A study in Nebraska and Wisconsin examined effectiveness of intensive supervision programs that used SCRAM to provide continuous monitoring of sobriety for drivers with alcohol-related offenses (Tison et al., 2015). Offenders assigned to SCRAM were matched to a control group of comparable offenders that were not assigned to SCRAM. Measured as re-arrests for an alcohol offense during the first 2 years following arrest, recidivism occurred at a slightly higher rate in the SCRAM group relative to the control group in both States (7.6% versus 6.2% in Wisconsin; 9.8% versus 7.7% in Nebraska, neither of which were statistically significant). However, a significant positive outcome was that there was virtually no recidivism while on SCRAM, and the SCRAM offenders who did recidivate remained compliant longer than offenders in the control group (360 versus 271 days in Wisconsin; 458 versus 333 days in Nebraska). The authors noted that the SCRAM population may represent a particularly high-risk group of offenders, thus higher long-term recidivism was expected.

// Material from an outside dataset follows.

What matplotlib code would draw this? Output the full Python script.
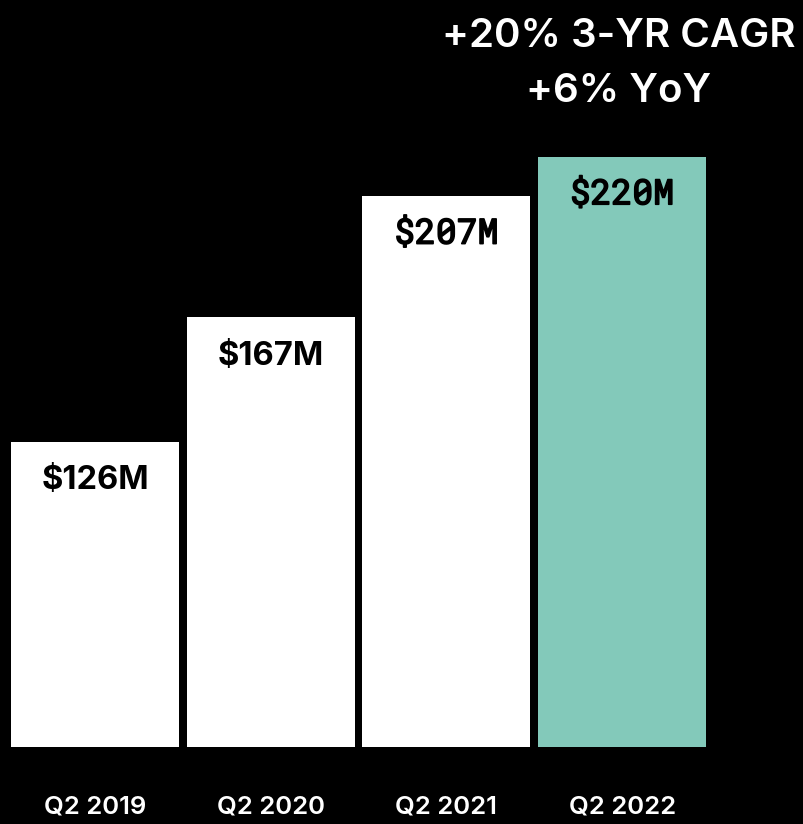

Costs: All close monitoring programs are more expensive than the standard high-caseload and low-contact probation but less expensive than jail. Offenders in 24/7 programs typically pay $4 per day for breath testing, while electronic monitoring fees typically range from $5 to $10 per day (Fell & McKnight, 2013). SCRAM Systems’ 24/7 Sobriety Program Implementation Guide suggests a $2 fee per day for on-site breath testing and a $6 fee per day for remote electronic alcohol monitoring for participants (SCRAM Systems, 2018). One goal of 24/7 programs is to be self-sufficient (i.e., entirely funded by offenders). New Mexico estimated that intensive supervision costs $2,500 per offender per year compared to $27,500 per offender per year for jail (Century Council, 2008). Dedicated detention facility costs can approach jail costs: $37 per day in the Baltimore County dedicated detention facility compared to $45 per day for jail. Offenders can bear some program costs, especially for the less expensive alternatives.
Time to implement: All close monitoring programs require many months to plan and implement. Dedicated facilities require years to plan and build.